Hay dos tipos de risa: la que se ríe contigo y la que se ríe de ti. Por más que eventualmente se parezcan, son no sólo distintas sino a menudo antípodas. Si una requiere de cierta ligereza, amén de un generoso sentido del humor, la otra se alimenta de pura mala leche. No es fácil, por supuesto, hacer reír al prójimo de buena gana, por eso nunca falta quien se burle a costillas de quienes lo intentamos, desde la confortable barrera del escarnio.
Tengo para mí que el ejercicio sano del humor es parte medular de la inteligencia. Cierto es que la etiqueta de comediante suele revestir poca seriedad, especialmente entre los faltos de ingenio, que así cobran venganza por su triste escasez de entendederas. Habría que ver, no obstante, cuántas vueltas, maromas y retruécanos le toma al comediante encontrarle la gracia a la realidad chata y con frecuencia esquiva. Hacer un chiste, celebrarlo, esparcirlo, es también comprender y sopesar una verdad tan clara, y a veces tan absurda, que irremediablemente llama a la hilaridad. Groucho Marx lo sabía y no era ningún bruto.
Nunca, que yo recuerde, le he escuchado un buen chiste a Donald Trump, y tampoco lo he visto carcajearse a sus anchas. La gracia, para él, consiste en hacer mofa de los otros hasta nulificarlos mediante vilipendios, injurias y calumnias que causan muchas risas entre sus devotos. Risas ruines, pringosas, móndrigas, rencorosas, hijas de los complejos y las cortedades, huérfanas de alegría y desiertas del mínimo talento. Risas que odian la risa de verdad, básicamente porque no le entienden.
“Comediante modestamente exitoso”, llamó Trump al presidente Volodímir Zelenski, con la expresa intención de regatearle el crédito dos veces. “¿Quién tomaría en serio a un humorista?”, dice al fin el mensaje del inquilino de la Casa Blanca, cuya obsesión por ser tomado en serio es sin duda materia de diván. Cabría recordar, no obstante, que quien habla y se quiere digno de confianza es un golpista y criminal convicto, cuya palabra suele cotizarse por debajo de los chistes más malos; situación que en sí misma invita a zarandear la mandíbula, aunque sea a las propias costillas. Y es que esto es cosa seria, si no de qué carajo estaría uno riéndose.
Cuenta Robert De Niro, en su papel de Rupert Pupkin para la película El rey de la comedia, que cuando necesita hacer un chiste recuerda sus momentos más miserables y, como es natural, le gana la risa. Justamente porque nuestros peores recuerdos son invariablemente cosa seria, gozamos del sagrado privilegio de cualquier día pitorrearnos de ellos, no porque hayan dejado de doler, sino porque eso estamos intentando. Mirar hacia adelante, recobrar la alegría, ganar en ligereza y comprender al mundo incomprensible: para eso, entre otras cosas, sirve la risa.

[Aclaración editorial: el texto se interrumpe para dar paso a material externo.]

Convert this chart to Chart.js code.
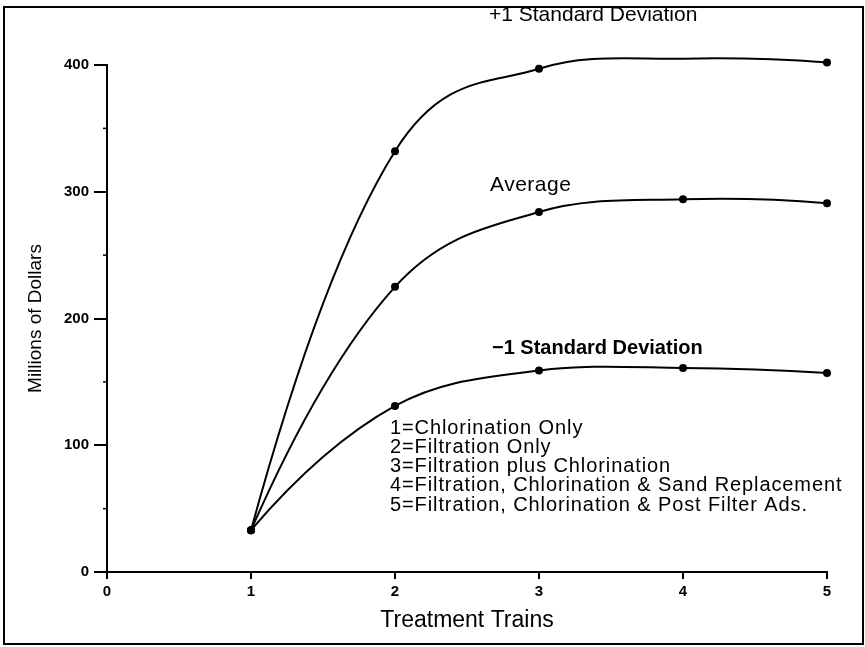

Cuando niño, mi padre solía atribuir mi pésima conducta en el colegio a que era yo “el payaso de la clase”. Muchos años después, le pregunté cómo había llegado a esa conclusión. Conteniendo la risa, me confesó que él, en su momento, también había sido el bufón del salón. Y lo cierto es que quienes encontramos placer sano y fructífero en hacer a la gente reír de buena gana pagamos, desde niños, cuotas altas por esta inclinación. La manada es brutal, más todavía a esa edad, y prefiere mofarse a nada más reírse.
A veces, cuando tengo que escribir una carta difícil y engorrosa, comienzo por hacer una parodia, tras lo cual el trabajo se simplifica, puesto que el solo esfuerzo de tornarlo absurdo me ha llevado a la médula del asunto. Y es que la risa implica un trabajo sesudo. No hay modo de reírse sin pensar, a menos que se trate de una risa imbécil. Por eso insisto en creer que el menosprecio del farolero Trump por el ingenio nato del cómico Zelenski es una mera confesión de impotencia. Por más que vocifere, es el tonto del chiste. Y fatalmente el último en captarlo.